If a major event happened during the 20th century, attorney and civil rights legend Mark Lane likely was there. The man who wrote in 1966 Rush to Judgment, which disputed the Warren Commission conclusions and spawned a conspiracy-theory industry on the assassination of John F. Kennedy, died May 10 at his Charlottesville home at age 89.

When Kennedy ran for president, Lane was his campaign manager in New York. He was arrested as a Freedom Rider in 1961 while serving as a New York state legislator. When Dr. Martin Luther King was assassinated, Lane said the black civil rights leadership asked him to represent James Earl Ray because they weren’t convinced the U.S. government wasn’t involved in King’s death.

He was friends with Jane Fonda during the Vietnam War, and when cult leader Jim Jones told his 900 followers to drink the Kool-Aid in 1978 in Guyana, Lane, his attorney, “was one of four people to survive,” he said in 2006.

“I was always impressed with the breadth of his knowledge,” says retired UVA history prof Paul Gaston, who met Lane through his sister, Ann Lane, who was UVA’s director of women’s studies. “He was involved in so many events of the ’60s.”

Lane wrote 10 books, including his 2012 memoir, Citizen Lane: Defending our Rights in the Courts, the Capitol, and the Streets.

Gaston says he read some of Lane’s manuscripts, such as Last Word: My Indictment of the CIA in the Murder of JFK in 2011 and admired his work. “Mark was a very compelling speaker. He was so persuasive, nobody could disagree with him.”

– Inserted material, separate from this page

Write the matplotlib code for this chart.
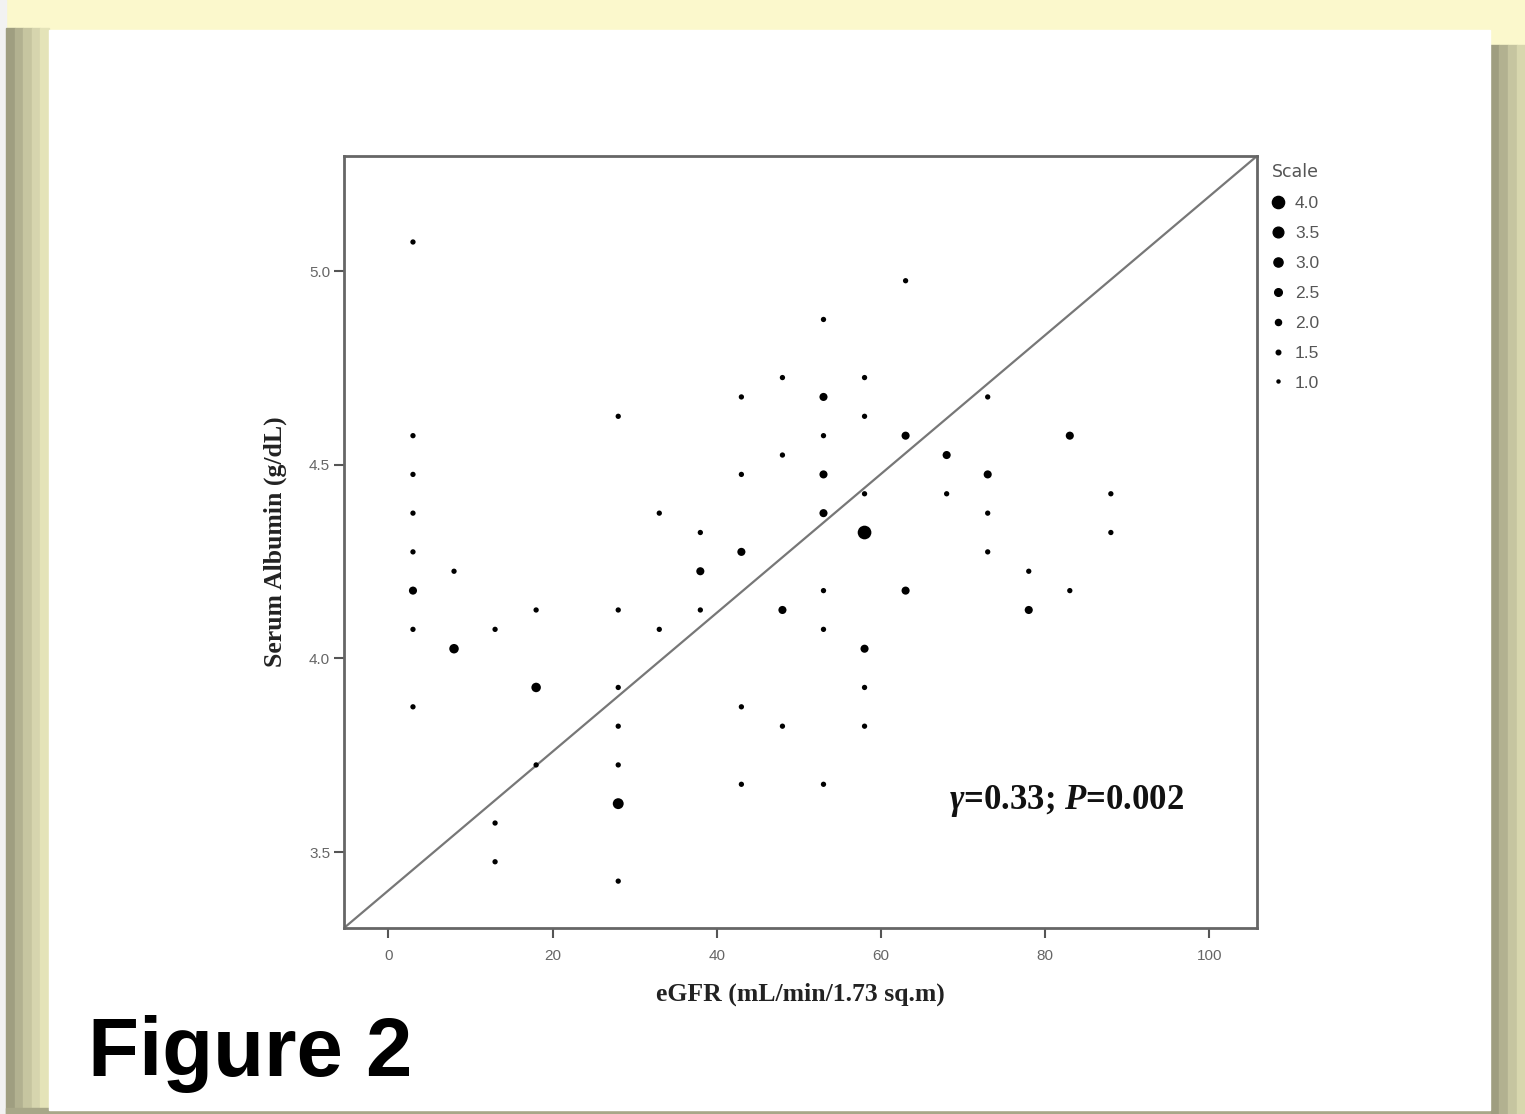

Lane is survived by his wife, Trish, and three daughters. He moved to Charlottesville to be close to his sister, and when she moved to New York, he remained.

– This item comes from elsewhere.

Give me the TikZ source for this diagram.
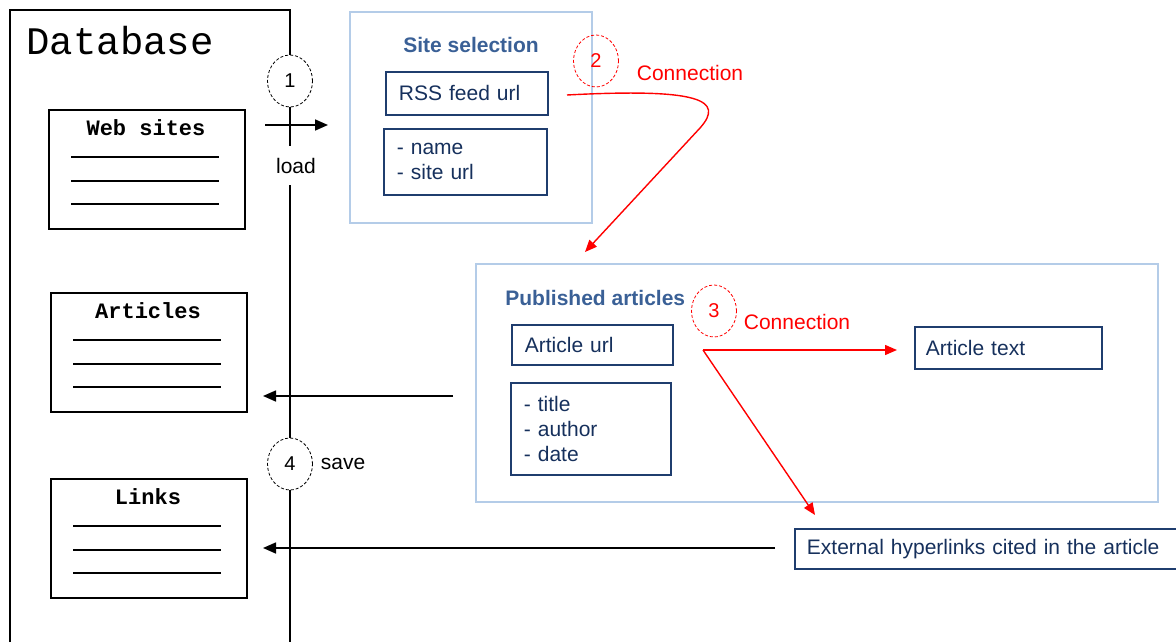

Trish Lane says the part of Lane’s long career he was most proud was “his early civil rights days as a Freedom Fighter, going through the South, getting arrested and being part of that change.”

He represented James Richardson, a wrongfully convicted black migrant worker who was on death row for the murder of his seven children and was freed after 21 years in prison. Lane said getting Richardson released “was the most wonderful moment of his life,“ remembers his wife.

“My husband was a remarkable man who spent his entire life committed to securing justice and equality throughout this country over the past seven decades,” says Trish Lane. “He changed the course of our history for the better through his tireless devotion.”

Lane did not want a funeral service, says his wife. “As he said, most of his friends were dead.”